Module 1

Data Collection and Pre-Processing

Objectives: Gather, prepare, and preprocess all spatial and ground-truth data required for DSM.
1. Data Sources
  • Field data: crop, management, fertilizer types and application, yield (if available).
  • Weather data: from DWD (Deutscher Wetterdienst).
  • Satellite data: Sentinel-2 Level-2A (S2L).
  • Auxiliary data: elevation (DEM), land use, boundaries.
2. Spatiotemporal Processing of Sentinel-2
  • Filter: Remove cloud-contaminated and low-quality pixels.
  • Temporal smoothing: Apply the Whittaker smoother to each pixel over time.
  • Spatial smoothing: Apply a Gaussian filter to reduce local noise.

Output: Daily, 10 m resolution crop growth indicators from sowing to harvest.

WHITTAKER SMOOTHING THEORY

The Whittaker smoother (Eilers, 2003) is a method used to remove noise from time-series data while preserving the main signal trend.

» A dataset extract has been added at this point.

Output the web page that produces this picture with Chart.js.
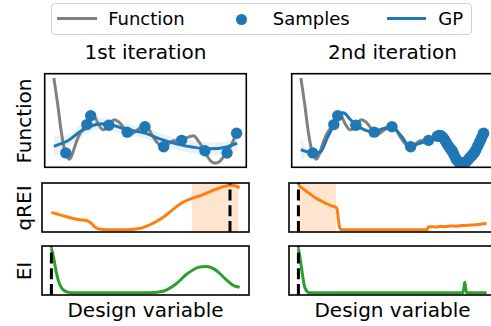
<!DOCTYPE html>
<html>
<head>
<meta charset="utf-8">
<title>Batch Bayesian optimisation: qREI and EI</title>
<script src="https://cdn.jsdelivr.net/npm/chart.js@4.4.1/dist/chart.umd.min.js"></script>
<style>
  html, body { margin:0; padding:0; background:#fff; overflow:hidden; }
  #fig { position:relative; width:491px; height:326px; overflow:hidden; background:#fff;
         font-family:"DejaVu Sans", sans-serif; color:#000; }
  #fig canvas { position:absolute; }
  .txt { position:absolute; white-space:nowrap; }
  .title, .xlab, .ylab { font-size:20px; line-height:20px; height:20px; text-align:center; }
  .ylab { transform:rotate(-90deg); transform-origin:50% 50%; }
  #legend { position:absolute; left:50.5px; top:3px; width:421.5px; height:32px; box-sizing:border-box;
            border:1.6px solid #d2d2d2; border-radius:4px; background:rgba(255,255,255,0.8); }
  .lg-text { font-size:18px; line-height:18px; top:9.8px; }
  .lg-line { position:absolute; height:3px; top:16.8px; width:39.5px; }
  .lg-dot { position:absolute; width:11.4px; height:11.4px; border-radius:50%; background:#1f77b4; left:235.6px; top:13.6px; }
</style>
</head>
<body>
<div id="fig">
  <div id="legend"></div>
  <div class="lg-line" style="left:57.3px;background:#808080;"></div>
  <div class="txt lg-text" style="left:108.2px;">Function</div>
  <div class="lg-dot"></div>
  <div class="txt lg-text" style="left:272.8px;">Samples</div>
  <div class="lg-line" style="left:386.7px;background:#1f77b4;"></div>
  <div class="txt lg-text" style="left:438.3px;">GP</div>

  <div class="txt title" style="left:45.5px;width:200px;top:42.4px;">1st iteration</div>
  <div class="txt title" style="left:292.5px;width:200px;top:42.4px;">2nd iteration</div>

  <div class="txt ylab" style="left:-25.7px;width:99px;top:110.5px;">Function</div>
  <div class="txt ylab" style="left:-0.7px;width:49px;top:197.5px;">qREI</div>
  <div class="txt ylab" style="left:-0.7px;width:49px;top:260.5px;">EI</div>

  <div class="txt xlab" style="left:45.5px;width:200px;top:300.1px;">Design variable</div>
  <div class="txt xlab" style="left:292.5px;width:200px;top:300.1px;">Design variable</div>

  <canvas id="fnA"></canvas>
  <canvas id="qreiA"></canvas>
  <canvas id="eiA"></canvas>
  <canvas id="fnB"></canvas>
  <canvas id="qreiB"></canvas>
  <canvas id="eiB"></canvas>
</div>
<script>
// ---- objective function over the (normalised) design variable ----
const fnX = [0.000, 0.021, 0.039, 0.057, 0.065, 0.072, 0.085, 0.100, 0.115, 0.136, 0.158, 0.180,
             0.201, 0.214, 0.242, 0.268, 0.285, 0.300, 0.330, 0.356, 0.383, 0.400, 0.418, 0.444,
             0.470, 0.497, 0.520, 0.541, 0.577, 0.599, 0.625, 0.650, 0.697, 0.726, 0.762, 0.788,
             0.810, 0.824, 0.843, 0.868, 0.885, 0.905, 0.925, 0.945, 0.965, 0.985, 1.000];
const fnY = [1.00, 0.69, 0.39, 0.17, 0.119, 0.08, 0.045, 0.10, 0.20, 0.32, 0.40, 0.452,
             0.556, 0.566, 0.46, 0.39, 0.405, 0.444, 0.51, 0.48, 0.41, 0.363, 0.335, 0.37,
             0.41, 0.426, 0.39, 0.31, 0.21, 0.192, 0.225, 0.262, 0.267, 0.30, 0.322, 0.26,
             0.19, 0.145, 0.06, 0.005, 0.0, 0.02, 0.07, 0.117, 0.20, 0.29, 0.36];

// ---- initial design (1st iteration) ----
const sampleX1 = [0.065, 0.180, 0.201, 0.300, 0.400, 0.497, 0.599, 0.697, 0.824, 0.945, 0.997];
const sampleY1 = [0.119, 0.452, 0.556, 0.444, 0.363, 0.426, 0.192, 0.267, 0.145, 0.117, 0.35];

// ---- batch proposed by qREI, evaluated before the 2nd iteration ----
const batchX = [0.745, 0.755, 0.765, 0.775, 0.785, 0.795, 0.805, 0.815, 0.825, 0.835, 0.845, 0.855, 0.865,
                0.875, 0.885, 0.895, 0.905, 0.915, 0.925, 0.935, 0.945, 0.955, 0.965, 0.975, 0.985, 0.995];
const batchY = [0.315, 0.325, 0.32, 0.30, 0.27, 0.235, 0.20, 0.17, 0.145, 0.10, 0.055, 0.025, 0.008,
                0.0, 0.0, 0.008, 0.02, 0.045, 0.07, 0.093, 0.117, 0.155, 0.20, 0.245, 0.29, 0.34];

// ---- GP posterior, 1st iteration ----
const gpX1    = [0.000, 0.074, 0.144, 0.215, 0.259, 0.321, 0.392, 0.497, 0.586, 0.674, 0.762, 0.850, 0.938, 1.000];
const gpMean1 = [0.197, 0.259, 0.370, 0.444, 0.463, 0.444, 0.397, 0.352, 0.278, 0.222, 0.186, 0.167, 0.186, 0.233];
const gpStd1  = [0.12, 0.07, 0.075, 0.065, 0.07, 0.07, 0.065, 0.065, 0.07, 0.07, 0.075, 0.075, 0.07, 0.08];

// ---- GP posterior, 2nd iteration ----
const gpX2    = [0.000, 0.065, 0.107, 0.143, 0.180, 0.201, 0.232, 0.266, 0.300, 0.354, 0.400, 0.443, 0.497, 0.549,
                 0.599, 0.640, 0.697, 0.745, 0.775, 0.800, 0.825, 0.850, 0.875, 0.900, 0.925, 0.950, 0.975, 1.000];
const gpMean2 = [0.156, 0.119, 0.13, 0.29, 0.452, 0.556, 0.59, 0.52, 0.444, 0.385, 0.363, 0.40, 0.426, 0.314,
                 0.192, 0.225, 0.267, 0.315, 0.30, 0.22, 0.145, 0.04, 0.0, 0.01, 0.07, 0.135, 0.245, 0.36];
const gpStd2  = [0.13, 0.0, 0.03, 0.025, 0.0, 0.0, 0.02, 0.02, 0.0, 0.02, 0.0, 0.02, 0.0, 0.025,
                 0.0, 0.02, 0.0, 0, 0, 0, 0, 0, 0, 0, 0, 0, 0, 0];

// ---- acquisition functions (normalised) ----
const qreiX1 = [0.000, 0.050, 0.100, 0.150, 0.197, 0.215, 0.235, 0.260, 0.300, 0.400, 0.450, 0.500,
                0.550, 0.600, 0.650, 0.700, 0.744, 0.800, 0.850, 0.900, 0.949, 0.975, 1.000];
const qreiY1 = [0.39, 0.33, 0.27, 0.225, 0.19, 0.13, 0.05, 0.01, 0.0, 0.0, 0.015, 0.07,
                0.17, 0.30, 0.47, 0.62, 0.70, 0.78, 0.87, 0.95, 1.0, 0.99, 0.94];
const eiX1 = [0.000, 0.012, 0.028, 0.045, 0.062, 0.085, 0.110, 0.500, 0.560, 0.610, 0.660, 0.720,
              0.780, 0.825, 0.870, 0.920, 0.965, 1.000];
const eiY1 = [1.0, 0.78, 0.42, 0.18, 0.07, 0.015, 0.0, 0.0, 0.01, 0.06, 0.19, 0.42,
              0.57, 0.59, 0.52, 0.33, 0.17, 0.12];

const qreiX2 = [0.000, 0.040, 0.090, 0.143, 0.180, 0.205, 0.212, 0.220, 0.230, 0.400, 0.600, 0.684,
                0.690, 0.710, 0.730, 0.750, 0.780, 0.810, 0.840, 0.870, 0.900, 0.930, 0.960, 0.990, 1.000];
const qreiY2 = [1.0, 0.87, 0.72, 0.60, 0.53, 0.48, 0.25, 0.04, 0.0, 0.0, 0.0, 0.0,
                0.065, 0.07, 0.06, 0.075, 0.07, 0.085, 0.08, 0.095, 0.10, 0.11, 0.12, 0.14, 0.145];
const eiX2 = [0.000, 0.010, 0.020, 0.032, 0.045, 0.060, 0.874, 0.880, 0.884, 0.888, 0.894, 1.000];
const eiY2 = [1.0, 0.75, 0.45, 0.15, 0.03, 0.0, 0.0, 0.12, 0.236, 0.12, 0.0, 0.0];

// selected points and qREI batch regions
const qreiPick = [0.949, 0.0];
const eiPick   = [0.0, 0.0];
const batchSpan = [[0.745, 0.995], [0.0, 0.2]];

// ---- layout of the 3x2 grid of axes ----
const PAD = 3;
const AX_W = 207;
const COLS = [42, 289];
const ROWS = [[71, 99], [183, 49], [246, 49]];

const GREY = '#808080', BLUE = '#1f77b4', ORANGE = '#ff7f0e', GREEN = '#2ca02c';
const LIM = { min: -0.05, max: 1.05 };

const pts = (xs, ys) => xs.map((x, i) => ({ x, y: ys[i] }));

const framePlugin = {
  id: 'frame',
  afterDraw(chart) {
    const { ctx, chartArea: a } = chart;
    ctx.save();
    ctx.lineWidth = 1.6;
    ctx.strokeStyle = '#000';
    ctx.strokeRect(a.left, a.top, a.right - a.left, a.bottom - a.top);
    ctx.restore();
  }
};

function panel(id, col, row, datasets) {
  const cv = document.getElementById(id);
  const [top, h] = ROWS[row];
  const left = COLS[col];
  cv.width = AX_W + 2 * PAD;
  cv.height = h + 2 * PAD;
  cv.style.left = (left - PAD) + 'px';
  cv.style.top = (top - PAD) + 'px';
  cv.style.width = cv.width + 'px';
  cv.style.height = cv.height + 'px';
  return new Chart(cv, {
    type: 'line',
    data: { datasets },
    options: {
      responsive: false, animation: false, events: [], devicePixelRatio: 1,
      layout: { padding: PAD },
      plugins: { legend: { display: false }, tooltip: { enabled: false } },
      scales: {
        x: { type: 'linear', ...LIM, display: false },
        y: { type: 'linear', ...LIM, display: false }
      },
      elements: { point: { radius: 0, hoverRadius: 0 }, line: { borderCapStyle: 'butt', borderJoinStyle: 'round' } }
    },
    plugins: [framePlugin]
  });
}

const curve = (xs, ys, color, order) => ({
  data: pts(xs, ys), borderColor: color, borderWidth: 3, pointRadius: 0, fill: false,
  cubicInterpolationMode: 'monotone', order
});
const samples = (xs, ys, order) => ({
  data: pts(xs, ys), showLine: false, pointRadius: 5.7, pointBorderWidth: 0,
  pointBackgroundColor: BLUE, borderColor: BLUE, backgroundColor: BLUE, fill: false, order
});
const band = (xs, m, s, order) => [
  { data: pts(xs, m.map((v, i) => v + s[i])), borderWidth: 0, borderColor: 'rgba(0,0,0,0)', pointRadius: 0,
    fill: '+1', backgroundColor: 'rgba(31,119,180,0.1)', cubicInterpolationMode: 'monotone', order },
  { data: pts(xs, m.map((v, i) => v - s[i])), borderWidth: 0, borderColor: 'rgba(0,0,0,0)', pointRadius: 0,
    fill: false, cubicInterpolationMode: 'monotone', order }
];
const vline = (x, order) => ({
  data: [{ x, y: LIM.min }, { x, y: LIM.max }], borderColor: '#000', borderWidth: 3,
  borderDash: [11, 4.8], pointRadius: 0, fill: false, tension: 0, order
});
const span = ([a, b], order) => ({
  data: [{ x: a, y: LIM.max }, { x: b, y: LIM.max }], borderWidth: 0, borderColor: 'rgba(0,0,0,0)',
  pointRadius: 0, fill: 'start', backgroundColor: 'rgba(255,127,14,0.2)', tension: 0, order
});

// 1st iteration
panel('fnA', 0, 0, [
  ...band(gpX1, gpMean1, gpStd1, 4),
  curve(fnX, fnY, GREY, 3),
  curve(gpX1, gpMean1, BLUE, 2),
  samples(sampleX1, sampleY1, 1)
]);
panel('qreiA', 0, 1, [span(batchSpan[0], 3), curve(qreiX1, qreiY1, ORANGE, 2), vline(qreiPick[0], 1)]);
panel('eiA', 0, 2, [curve(eiX1, eiY1, GREEN, 2), vline(eiPick[0], 1)]);

// 2nd iteration: initial design plus the qREI batch
panel('fnB', 1, 0, [
  ...band(gpX2, gpMean2, gpStd2, 4),
  curve(fnX, fnY, GREY, 3),
  curve(gpX2, gpMean2, BLUE, 2),
  samples(sampleX1.concat(batchX), sampleY1.concat(batchY), 1)
]);
panel('qreiB', 1, 1, [span(batchSpan[1], 3), curve(qreiX2, qreiY2, ORANGE, 2), vline(qreiPick[1], 1)]);
panel('eiB', 1, 2, [curve(eiX2, eiY2, GREEN, 2), vline(eiPick[1], 1)]);
</script>
</body>
</html>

It is especially effective for satellite-derived vegetation indices (e.g., NDVI, NDWI) that are irregularly sampled or affected by clouds.

The method minimizes a penalized least-squares objective function that balances two opposing goals:

(1) fidelity to the observed data, and (2) smoothness of the resulting curve.

Formally:

\[ \hat{x} = \mathop{\min}\limits_{z} \left\{ \sum_{i=1}^{n} w_i \left( y_i - z_i \right)^2 + \lambda \sum_{i=1}^{n} \left( \Delta^2 z_i \right)^2 \right\}\]

where:

  • \(\hat{x}\) is the smoothed value
  • \(y_i\) are the observed values
  • \(z_i\) are the smoothed values to be estimated
  • \(w_i\) are weights (e.g., \(0\) for invalid or cloudy pixels, \(1\) for valid data)
  • \(\Delta^2 z_i\) is the second-order difference operator (a measure of curvature)
  • \(\lambda\) is the smoothing parameter that controls the trade-off between smoothness and fidelity

Low \(\lambda\): curve follows the data closely (less smoothing).
High \(\lambda\): curve becomes smoother but may lose local detail.

The method is deterministic, fast, and robust to gaps in the data.

It is particularly suitable for remote sensing time series, as it can interpolate missing dates and suppress short-term fluctuations caused by atmospheric noise or sensor artifacts.

In this course, the Whittaker smoother is applied temporally to each pixel of the Sentinel-2 time series (NDWI and BSI), providing continuous daily values between sowing and harvest.

3. Derived Indices

Compute indices such as:

  • BSI (Bare Soil Index): derived from bare soil scenes (no crop).
  • NDWI (Normalized Difference Water Index): proxy for canopy water content. For the Sentinel-2 Level-2A, the formulas for the BSI and NDWI encompasses bands B02, B04, B08, B11, (respectively blue, red, near-infrared and shortwave infrared) and are:

\[ BSI = \frac{(B_{11} + B_{04}) - (B_{08} + B_{02})}{(B_{11} + B_{04}) + (B_{08} + B_{02})}\]

\[ NDWI = \frac{(B_{08} - B_{11})}{(B_{08} + B_{11})}\]

It is expected that the attendant has knowledge of the Sentinel-2 S2L products, but the official webpage from the European Space Agency is: https://www.esa.int/Applications/Observing_the_Earth/Copernicus/Sentinel-2

4. Sampling Design

Select points representing field variability:

  • Extremes and averages: choose local maxima, minima, and mean areas across NDWI, BSI, and elevation maps.
  • Start with ~20 points, but ideally >50 for higher accuracy.

For each point, collect (or assume) soil data at three depths:

  • 0.0–0.3 m
  • 0.3–0.6 m
  • 0.6–0.9 m

Laboratory analysis: texture (sand, clay) and soil organic carbon (SOC).

Outcome: A set of spatially distributed ground-truth soil profiles linked to satellite indicators.